I even went out of town a couple of weeks ago just to get out of writing this column. (OK, that's not really what happened, but it was a convenient excuse for taking a break.)
I'd tell you the top-secret classified info about how much weight I've gained since bragging about getting under the 200-pound mark last spring, but then I'd have to kill you.
And after that, I'd then have to eat everything in your fridge and pantry, too.
On second thought, I might do that anyway (not the killing part).
In reality, all of my gains — and by that I mean losses of pounds and fat, of course — for 2009 have been, for the lack of a better word, eaten up this year by my insatiable appetite.
And it happened fast. Very fast — as in, Kirstie-Alley-I-feel-your-expedited-expansion-pain fast. Since hitting the lowest weight I've been at in 20 years in April, I've averaged about a five-pound weight gain per month. Most of that has plopped on my frame just the past few weeks.
I feel like I'm in a freefall off the dieting bandwagon, and I'm str-UGG!-ling to stooooooop myself.
The hard thing is that I know what's going on and how to bounce out of this, but I'm just not doing it. I know what I need to do in order to lose the pounds and get back to regaining my fitness and self-esteem again, but I continue to allow myself to fail and fatten up.
I clearly see what's happening, but I'm not stopping it from happening.
In other words, the lights are on, but nobody's home (and, yes, it's probably because I'm at some fast-food joint snarfing down tacos).
This kind of apathetic slump is how I mindlessly ate myself into a 371-pound body in the first place.
Good grief. Will I ever learn!?!
Those of you who've kindly stuck with this column over the years know well that this isn't the first time this has happened. Unfortunately, I often fall back into my habits of eating too much and doing too little.
It's why I almost always hesitate to answer the question of "So, how long did it take you to lose the weight?" Which time? That's what I wonder under my breath. Out loud, I'll often respond by saying it's most important how long it takes the weight to stay off. I need to remember that really is the key, too.
This time it's just hard to swallow (bad pun, admittedly) because tasting success and experiencing a thinner, healthier me really felt incredible.
I'm not going to make any promises or crazy goals to bounce out of this. I just hope that I reach within myself to find that motivation — even if I have to make myself be motivated, which is often the case — before too much damage is done.
At one point, I had lost 172 pounds overall. I'm still down about 150, so this is a good time to get back into the groove and to not let this surge too far out of control.

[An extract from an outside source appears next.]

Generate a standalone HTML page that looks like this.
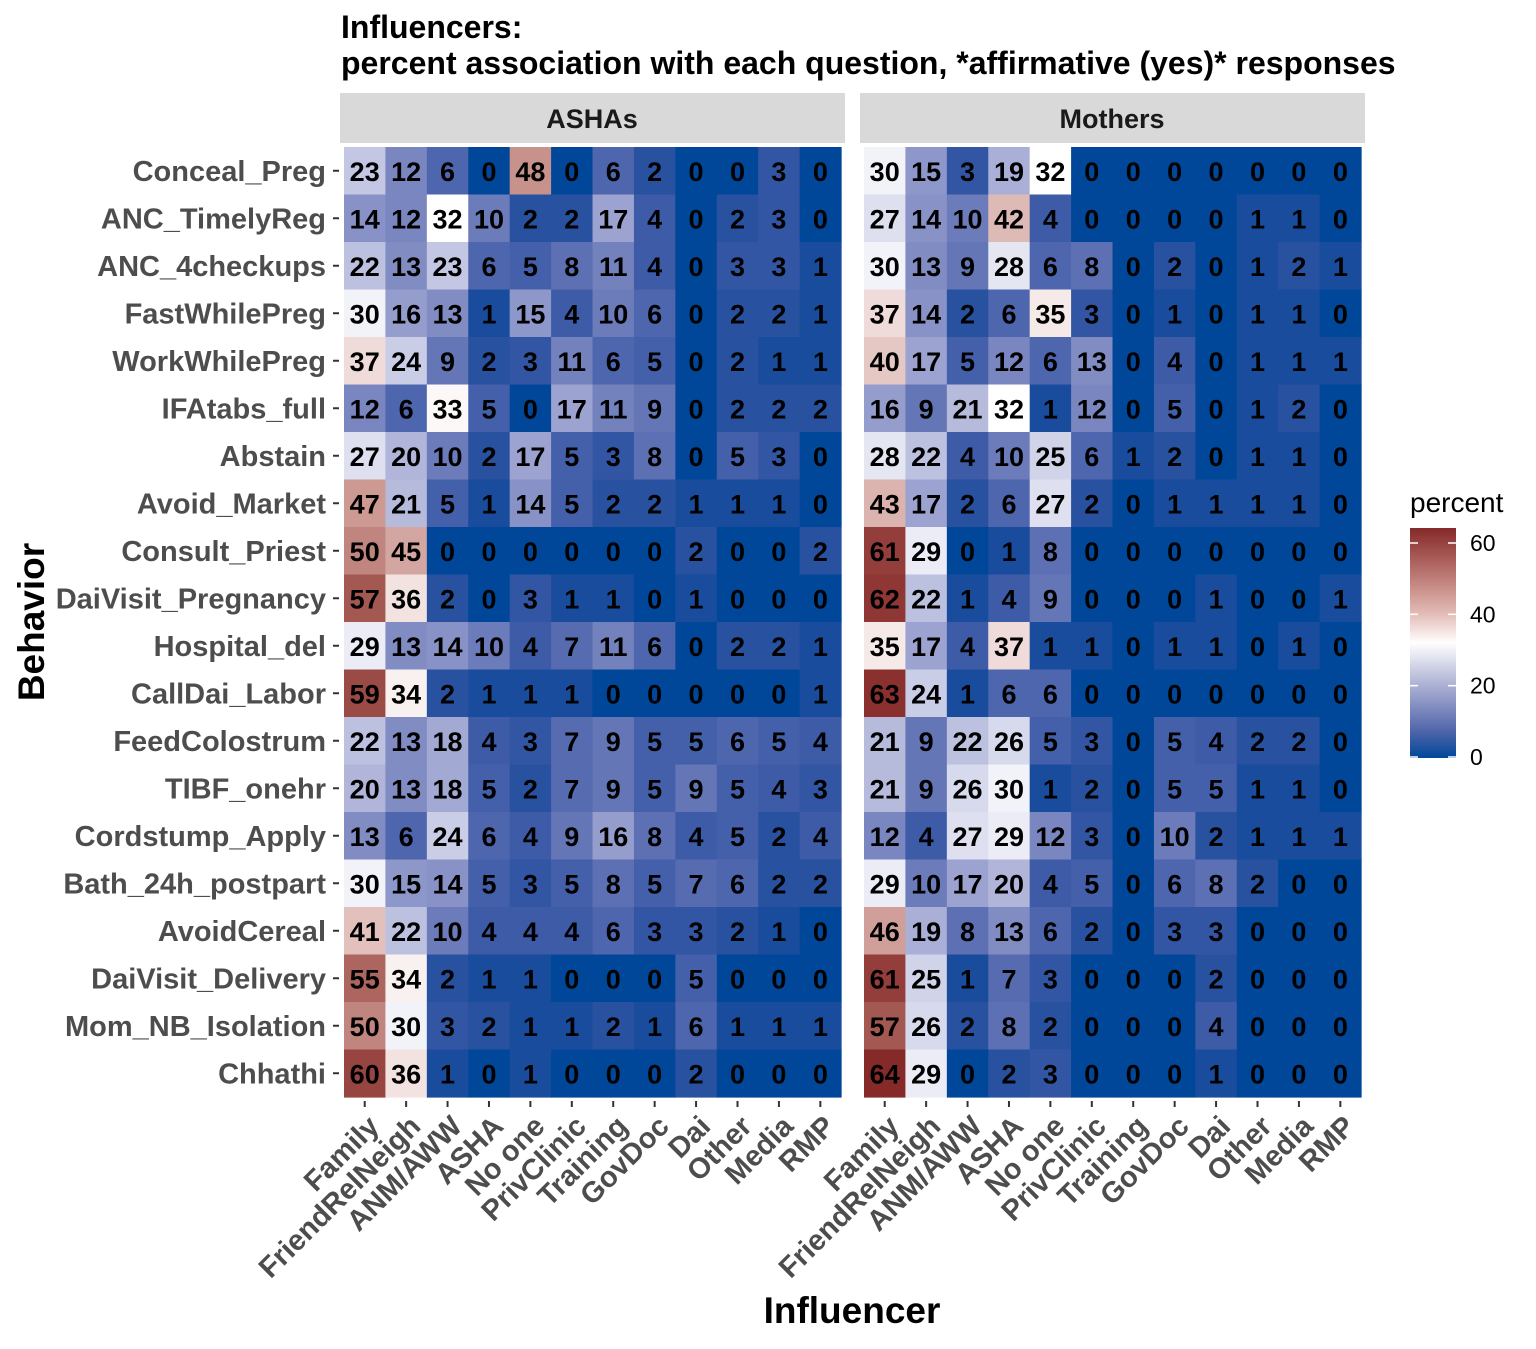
<!DOCTYPE html>
<html><head><meta charset="utf-8"><style>
body{margin:0;background:#fff}
svg text{font-family:"Liberation Sans",Arial,sans-serif;font-weight:bold}
</style></head><body>
<svg id="chart" width="1536" height="1344" xmlns="http://www.w3.org/2000/svg">
<text x="341" y="38" font-size="32" fill="#000">Influencers:</text>
<text x="341" y="74" font-size="32" fill="#000">percent association with each question, *affirmative (yes)* responses</text>
<rect x="340" y="93" width="505" height="50" fill="#d9d9d9"/>
<text x="592" y="128" font-size="27" text-anchor="middle" fill="#1a1a1a">ASHAs</text>
<rect x="860" y="93" width="505" height="50" fill="#d9d9d9"/>
<text x="1112" y="128" font-size="27" text-anchor="middle" fill="#1a1a1a">Mothers</text>
<g id="cells"></g>
<g id="axes"></g>
<text transform="translate(44,622) rotate(-90)" font-size="37" text-anchor="middle" fill="#000">Behavior</text>
<text x="852" y="1323" font-size="37" text-anchor="middle" fill="#000">Influencer</text>
<defs><linearGradient id="lg" x1="0" y1="1" x2="0" y2="0">
<stop offset="0" stop-color="#00479a"/><stop offset="0.125" stop-color="#5468ab"/><stop offset="0.25" stop-color="#8e97c6"/><stop offset="0.375" stop-color="#c6c9e1"/><stop offset="0.5" stop-color="#ffffff"/><stop offset="0.625" stop-color="#e3bdb8"/><stop offset="0.75" stop-color="#c68a84"/><stop offset="0.875" stop-color="#a75955"/><stop offset="1" stop-color="#842a2a"/></linearGradient></defs>
<text x="1410" y="512" font-size="28" style="font-weight:normal" fill="#000">percent</text>
<rect x="1410" y="528" width="46" height="230" fill="url(#lg)"/>
<g id="legend"></g>
</svg>
<script>
const behaviors=["Conceal_Preg","ANC_TimelyReg","ANC_4checkups","FastWhilePreg","WorkWhilePreg","IFAtabs_full","Abstain","Avoid_Market","Consult_Priest","DaiVisit_Pregnancy","Hospital_del","CallDai_Labor","FeedColostrum","TIBF_onehr","Cordstump_Apply","Bath_24h_postpart","AvoidCereal","DaiVisit_Delivery","Mom_NB_Isolation","Chhathi"];
const influencers=["Family","FriendRelNeigh","ANM/AWW","ASHA","No one","PrivClinic","Training","GovDoc","Dai","Other","Media","RMP"];
const ashaValues=[
[23,12,6,0,48,0,6,2,0,0,3,0],
[14,12,32,10,2,2,17,4,0,2,3,0],
[22,13,23,6,5,8,11,4,0,3,3,1],
[30,16,13,1,15,4,10,6,0,2,2,1],
[37,24,9,2,3,11,6,5,0,2,1,1],
[12,6,33,5,0,17,11,9,0,2,2,2],
[27,20,10,2,17,5,3,8,0,5,3,0],
[47,21,5,1,14,5,2,2,1,1,1,0],
[50,45,0,0,0,0,0,0,2,0,0,2],
[57,36,2,0,3,1,1,0,1,0,0,0],
[29,13,14,10,4,7,11,6,0,2,2,1],
[59,34,2,1,1,1,0,0,0,0,0,1],
[22,13,18,4,3,7,9,5,5,6,5,4],
[20,13,18,5,2,7,9,5,9,5,4,3],
[13,6,24,6,4,9,16,8,4,5,2,4],
[30,15,14,5,3,5,8,5,7,6,2,2],
[41,22,10,4,4,4,6,3,3,2,1,0],
[55,34,2,1,1,0,0,0,5,0,0,0],
[50,30,3,2,1,1,2,1,6,1,1,1],
[60,36,1,0,1,0,0,0,2,0,0,0]];
const motherValues=[
[30,15,3,19,32,0,0,0,0,0,0,0],
[27,14,10,42,4,0,0,0,0,1,1,0],
[30,13,9,28,6,8,0,2,0,1,2,1],
[37,14,2,6,35,3,0,1,0,1,1,0],
[40,17,5,12,6,13,0,4,0,1,1,1],
[16,9,21,32,1,12,0,5,0,1,2,0],
[28,22,4,10,25,6,1,2,0,1,1,0],
[43,17,2,6,27,2,0,1,1,1,1,0],
[61,29,0,1,8,0,0,0,0,0,0,0],
[62,22,1,4,9,0,0,0,1,0,0,1],
[35,17,4,37,1,1,0,1,1,0,1,0],
[63,24,1,6,6,0,0,0,0,0,0,0],
[21,9,22,26,5,3,0,5,4,2,2,0],
[21,9,26,30,1,2,0,5,5,1,1,0],
[12,4,27,29,12,3,0,10,2,1,1,1],
[29,10,17,20,4,5,0,6,8,2,0,0],
[46,19,8,13,6,2,0,3,3,0,0,0],
[61,25,1,7,3,0,0,0,2,0,0,0],
[57,26,2,8,2,0,0,0,4,0,0,0],
[64,29,0,2,3,0,0,0,1,0,0,0]];
const legendTicks=[0,20,40,60];

const NS="http://www.w3.org/2000/svg";
const cw=41.42, rh=47.5, top0=147, panelX=[344,864];
const midV=32, maxV=64.2;
function toLin(c){c/=255;return c<=0.04045?c/12.92:Math.pow((c+0.055)/1.055,2.4);}
function fromLin(c){c=c<=0.0031308?12.92*c:1.055*Math.pow(c,1/2.4)-0.055;return Math.max(0,Math.min(255,Math.round(c*255)));}
function rgb2lab(r,g,b){r=toLin(r);g=toLin(g);b=toLin(b);
  let x=(0.4124*r+0.3576*g+0.1805*b)/0.95047,y=0.2126*r+0.7152*g+0.0722*b,z=(0.0193*r+0.1192*g+0.9505*b)/1.08883;
  const f=t=>t>0.008856?Math.cbrt(t):7.787*t+16/116;
  return [116*f(y)-16,500*(f(x)-f(y)),200*(f(y)-f(z))];}
function lab2rgb(L,a,bb){const fy=(L+16)/116,fx=fy+a/500,fz=fy-bb/200;
  const fi=t=>t*t*t>0.008856?t*t*t:(t-16/116)/7.787;
  const x=fi(fx)*0.95047,y=fi(fy),z=fi(fz)*1.08883;
  return [fromLin(3.2406*x-1.5372*y-0.4986*z),fromLin(-0.9689*x+1.8758*y+0.0415*z),fromLin(0.0557*x-0.2040*y+1.0570*z)];}
const LO=rgb2lab(0,71,154), MID=rgb2lab(255,255,255), HI=rgb2lab(132,40,40);
function color(v){
  let a,b,t;
  if(v<=midV){a=LO;b=MID;t=v/midV;}else{a=MID;b=HI;t=Math.min(1,(v-midV)/(maxV-midV));}
  const c=lab2rgb(a[0]+(b[0]-a[0])*t,a[1]+(b[1]-a[1])*t,a[2]+(b[2]-a[2])*t);
  return `rgb(${c[0]},${c[1]},${c[2]})`;
}
function xPos(p,j){return panelX[p]+j*cw;}
function yPos(i){return top0+i*rh;}
function mk(tag,attrs,parent){const e=document.createElementNS(NS,tag);for(const k in attrs)e.setAttribute(k,attrs[k]);parent.appendChild(e);return e;}
const cells=document.getElementById('cells'), axes=document.getElementById('axes'), leg=document.getElementById('legend');
[ashaValues,motherValues].forEach((vals,p)=>{
  vals.forEach((row,i)=>row.forEach((v,j)=>{
    const r=mk('rect',{x:xPos(p,j),y:yPos(i),width:cw+0.6,height:rh+0.6,fill:color(v)},cells);
    
    
    const t=mk('text',{x:xPos(p,j)+cw/2,y:yPos(i)+rh/2+10,'font-size':27,'text-anchor':'middle',fill:'#000'},cells);
    t.textContent=v;
    
    
  }));
  influencers.forEach((name,j)=>{
    const cx=xPos(p,j)+cw/2;
    mk('line',{x1:cx,y1:1101,x2:cx,y2:1107,stroke:'#333','stroke-width':2},axes);
    const t=mk('text',{transform:`translate(${cx+16},${1128}) rotate(-45)`,'font-size':29,'text-anchor':'end',fill:'#4d4d4d'},axes);
    t.textContent=name;
    
    
  });
});
behaviors.forEach((name,i)=>{
  const cy=yPos(i)+rh/2;
  mk('line',{x1:333,y1:cy,x2:339,y2:cy,stroke:'#333','stroke-width':2},axes);
  const t=mk('text',{x:326,y:cy+10,'font-size':29,'text-anchor':'end',fill:'#4d4d4d'},axes);
  t.textContent=name;
  
  
});
legendTicks.forEach(v=>{
  const y=757-v*(214/60);
  mk('line',{x1:1410,y1:y,x2:1418,y2:y,stroke:'#fff','stroke-width':1.5},leg);
  mk('line',{x1:1448,y1:y,x2:1456,y2:y,stroke:'#fff','stroke-width':1.5},leg);
  const t=mk('text',{x:1470,y:y+8,'font-size':23,style:'font-weight:normal',fill:'#000'},leg);
  t.textContent=v;
  
  
});
</script>
</body></html>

This is not intended to be a woe-is-me column or a downer, just a call to myself to snap out of it. As the saying goes, "If you always do what you always did, you'll always get what you always got." I'm not liking that so much right now.
So I need to slowly back away from the freezer with my hands up and get back to all the running, biking, swimming and healthy eating that produced results that are worth (and more fun) writing about than 20-some-odd pound weight gains.